Read SCKAN neuron information into a JSON file

Michael Halle (m@halle.us) 2023-05-26

Summary

Based heavily on the SCKAN-Explorer app (https://github.com/smtifahim/SCKAN-Apps), this node.js application converts SPARC neuron information stored in scicrunch stardog database into a JSON document. It is a prototype proof of concept designed to show that the gap between semantic representations and more common data representations can be bridged.

Install

npm install

The SCKAN database requires connection parameters to be configured. This configuration can be done using environment variables, or with a file called .env in the execution directory. The following variables can be set:

  • SCKAN_USERNAME (default SPARC)
  • SCKAN_PASSWORD (required)
  • SCKAN_ENDPOINT (default to the scicrunch db)

Usage

node index.js > output.json or node sckan2json > output.json

(Hey, no one said that this is a fancy app or anything.)

Output

The resulting JSON data structure contains information about neurons:

  • their endpoints and paths (From A to B via C, with target organ)
  • segments of the neural pathway (pathway between node1 and node2)
  • metadata about the neurons
  • location of neurons (soma, via, terminal, sensory)
  • a lookup table to find the label and IRI of all references

In more detail, here are the keys and values of the output JSON dictionary. Note that I chose these key names based on the original application and without significant domain knowledge. These names should be changed by someone who knows what they are doing.
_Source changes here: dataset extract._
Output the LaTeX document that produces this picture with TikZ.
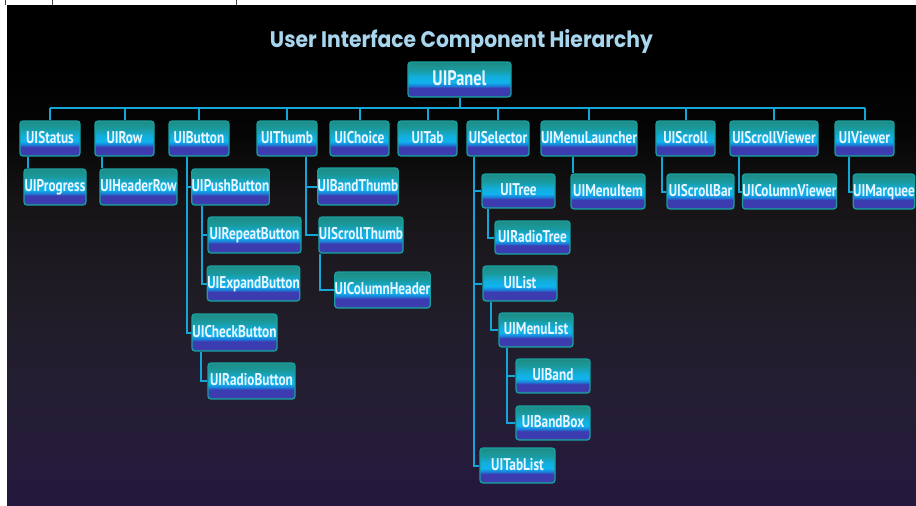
\documentclass[tikz,border=0pt]{standalone}
\usepackage{fontspec}
\newfontfamily\boxfont[FakeStretch=0.78]{PT Sans}
\newfontfamily\titlefont{Poppins}
\usetikzlibrary{calc}
\definecolor{bgA}{HTML}{24183E}
\definecolor{bgB}{HTML}{241E34}
\definecolor{bgC}{HTML}{201C26}
\definecolor{bgD}{HTML}{161416}
\definecolor{bgE}{HTML}{050505}
\definecolor{bxA}{HTML}{2A6A9A}
\definecolor{bxB}{HTML}{3C3CB0}
\definecolor{bxC}{HTML}{1C7CD8}
\definecolor{bxD}{HTML}{10B4EE}
\definecolor{bxE}{HTML}{12AEDC}
\definecolor{bxG}{HTML}{1A9A9E}
\definecolor{bxF}{HTML}{1E8C84}
\definecolor{bxborder}{HTML}{18A0A0}
\definecolor{bxtext}{HTML}{EAF6FF}
\definecolor{edgecol}{HTML}{14A6D6}
\definecolor{titlecol}{HTML}{A8D6EE}
\pgfdeclareverticalshading{bgshade}{100bp}{color(0bp)=(bgA); color(25bp)=(bgA); color(35.6bp)=(bgB); color(45.6bp)=(bgC); color(55.5bp)=(bgD); color(62.5bp)=(bgE); color(69bp)=(black); color(100bp)=(black)}
\pgfdeclareverticalshading{bxshade}{100bp}{color(0bp)=(bxA); color(25bp)=(bxA); color(28bp)=(bxB); color(38bp)=(bxB); color(41bp)=(bxC); color(46bp)=(bxD); color(54bp)=(bxE); color(64bp)=(bxG); color(75bp)=(bxF); color(100bp)=(bxF)}
\pgfdeclarelayer{back}
\pgfdeclarelayer{edges}
\pgfsetlayers{back,edges,main}
\tikzset{
  bx/.style={rectangle, rounded corners=3pt, draw=bxborder, line width=1.3pt,
    shading=bxshade, inner sep=0pt, text=bxtext,
    font=\boxfont\bfseries\fontsize{17}{17}\selectfont,
    text height=12pt, text depth=3pt},
  bigbx/.style={bx, font=\boxfont\bfseries\fontsize{21}{21}\selectfont,
    text height=15pt, text depth=4pt},
  edge/.style={draw=edgecol, line width=2pt},
  tick/.style={draw=black!75, line width=0.8pt}
}
\begin{document}
\begin{tikzpicture}[x=1pt,y=-1pt]
\useasboundingbox (0,0) rectangle (916,506);
\begin{pgfonlayer}{back}
\fill[white] (0,0) rectangle (916,506);
\shade[shading=bgshade] (7,5) rectangle (916,506);
\draw[tick] (5.5,0) -- (5.5,4.5);
\draw[tick] (52.5,0) -- (52.5,4.5);
\draw[tick] (236,0) -- (236,4.5);
\end{pgfonlayer}

\node[anchor=base, inner sep=0pt, text=titlecol] (title) at (461.5,47)
  {\resizebox{383pt}{18pt}{\titlefont\bfseries User Interface Component Hierarchy}};

\node[bigbx, minimum width=103pt, minimum height=35pt] (panel) at (459.5,79.5) {UIPanel};

% row 1
\node[bx, minimum width=60pt, minimum height=35pt] (status) at (50,138.5) {UIStatus};
\node[bx, minimum width=59pt, minimum height=35pt] (row) at (124.5,138.5) {UIRow};
\node[bx, minimum width=60pt, minimum height=35pt] (button) at (199,138.5) {UIButton};
\node[bx, minimum width=60pt, minimum height=35pt] (thumb) at (287,138.5) {UIThumb};
\node[bx, minimum width=59pt, minimum height=35pt] (choice) at (359.5,138.5) {UIChoice};
\node[bx, minimum width=59pt, minimum height=35pt] (tab) at (427.5,138.5) {UITab};
\node[bx, minimum width=62pt, minimum height=35pt] (selector) at (498,138.5) {UISelector};
\node[bx, minimum width=94pt, minimum height=35pt] (menulauncher) at (589,138.5) {UIMenuLauncher};
\node[bx, minimum width=59pt, minimum height=35pt] (scroll) at (685.5,138.5) {UIScroll};
\node[bx, minimum width=88pt, minimum height=35pt] (scrollviewer) at (774,138.5) {UIScrollViewer};
\node[bx, minimum width=59pt, minimum height=35pt] (viewer) at (864.5,138.5) {UIViewer};

% row 2
\node[bx, minimum width=62pt, minimum height=36pt] (progress) at (55,187) {UIProgress};
\node[bx, minimum width=77pt, minimum height=36pt] (headerrow) at (138.5,187) {UIHeaderRow};
\node[bx, minimum width=77pt, minimum height=36pt] (pushbutton) at (230.5,187) {UIPushButton};
\node[bx, minimum width=78pt, minimum height=37pt] (bandthumb) at (358,186.5) {UIBandThumb};
\node[bx, minimum width=73pt, minimum height=34pt] (tree) at (518.5,191) {UITree};
\node[bx, minimum width=74pt, minimum height=35pt] (menuitem) at (608,191.5) {UIMenuItem};
\node[bx, minimum width=67pt, minimum height=35pt] (scrollbar) at (700.5,191.5) {UIScrollBar};
\node[bx, minimum width=91pt, minimum height=35pt] (columnviewer) at (789.5,191.5) {UIColumnViewer};
\node[bx, minimum width=60pt, minimum height=35pt] (marquee) at (884,191.5) {UIMarquee};

% lower rows
\node[bx, minimum width=93pt, minimum height=36pt] (repeatbutton) at (254.5,235) {UIRepeatButton};
\node[bx, minimum width=82pt, minimum height=36pt] (scrollthumb) at (361,235) {UIScrollThumb};
\node[bx, minimum width=75pt, minimum height=33pt] (radiotree) at (532.5,237.5) {UIRadioTree};
\node[bx, minimum width=89pt, minimum height=35pt] (expandbutton) at (253.5,283.5) {UIExpandButton};
\node[bx, minimum width=93pt, minimum height=36pt] (columnheader) at (382.5,290) {UIColumnHeader};
\node[bx, minimum width=74pt, minimum height=35pt] (list) at (520,283.5) {UIList};
\node[bx, minimum width=85pt, minimum height=37pt] (checkbutton) at (234.5,332.5) {UICheckButton};
\node[bx, minimum width=74pt, minimum height=34pt] (menulist) at (536,330) {UIMenuList};
\node[bx, minimum width=87pt, minimum height=36pt] (radiobutton) at (251.5,381) {UIRadioButton};
\node[bx, minimum width=74pt, minimum height=34pt] (band) at (553,376) {UIBand};
\node[bx, minimum width=74pt, minimum height=34pt] (bandbox) at (553,423) {UIBandBox};
\node[bx, minimum width=75pt, minimum height=35pt] (tablist) at (517.5,465.5) {UITabList};

\begin{pgfonlayer}{edges}
\coordinate (bus) at ($(panel.south)+(0,10)$);
\draw[edge] (panel.south) -- (bus);
\draw[edge] (status.north |- bus) -- (viewer.north |- bus);
\foreach \n in {status,row,button,thumb,choice,tab,selector,menulauncher,scroll,scrollviewer,viewer}
  \draw[edge] (\n.north) -- (\n.north |- bus);

\foreach \p/\d in {status/9,row/8,button/19,thumb/50,selector/8,menulauncher/33,scroll/7,scrollviewer/10,viewer/15,pushbutton/11,scrollthumb/2,checkbutton/10,tree/7,list/9,menulist/9}
  \coordinate (\p-t) at ($(\p.south west)+(\d,0)$);

\draw[edge] (status-t) -- (status-t |- progress.north);
\draw[edge] (row-t) -- (row-t |- headerrow.north);
\draw[edge] (menulauncher-t) -- (menulauncher-t |- menuitem.north);
\foreach \p/\c in {button/pushbutton,button/checkbutton,thumb/bandthumb,thumb/scrollthumb,
  selector/tree,selector/list,selector/tablist,scroll/scrollbar,scrollviewer/columnviewer,
  viewer/marquee,pushbutton/repeatbutton,pushbutton/expandbutton,scrollthumb/columnheader,
  checkbutton/radiobutton,tree/radiotree,list/menulist,menulist/band,menulist/bandbox}
  \draw[edge] (\p-t) |- (\c.west);
\end{pgfonlayer}
\end{tikzpicture}
\end{document}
All anatomical elements are represented by their ID in CURIE form. IDs can be mapped to IRIs and labels using the labels table.

  • metadata:
    • query_date: Contains the date when the query was made.
  • neural_connectivity: Contains a list of objects representing neurons. Each object may contain ids of the neuron and its origin, via, destination, and target organ. The via and target_organ attributes are not always present.
    • id: ID of the neuron
    • origin: ID of the origin structure
    • via: ID of the via structure
    • destination: ID of the destination structure
    • target_organ: ID of the target organ
  • neuron_metadata: A dictionary (object) mapping neuron IDs to addition information about the neuron. The value of each key has the following properties:
    • label: The text label of the neuron
    • species: List of species
    • sex: Sex (may be null)
    • phenomes: List of phenomes
    • forward_connections: List of IDs representing forward connections.
    • alert
    • reference
  • neural_segments: A list of objects describing segments of neural pathways
    • id: ID of the neuron
    • node1: ID of one node on the pathway
    • node2: ID of second node on the pathway
  • locations: List of objects describing the location of each neuron. Note that neurons may have more than one location, and thus multiple entries.
    • id: neuron ID
    • location: one of via, soma, terminal, sensory
  • synonyms: List of objects describing synonyms (alternate labels) for given neurons. Neurons may have more than one synonym, and thus have more than one entry.
    • id: neuron ID
    • label: text label for neuron. Includes rdfs:label and all synonyms.
  • labels: A dictonary (object) with keys representing entity IDs and values including text labels and IRIs. Consolitating labels and IRIs in one table reduces redundancy and representation size.
    • iri: the full IRI that corresponds to the CURIEd form of the entity ID
    • label: the canonical text label for this entity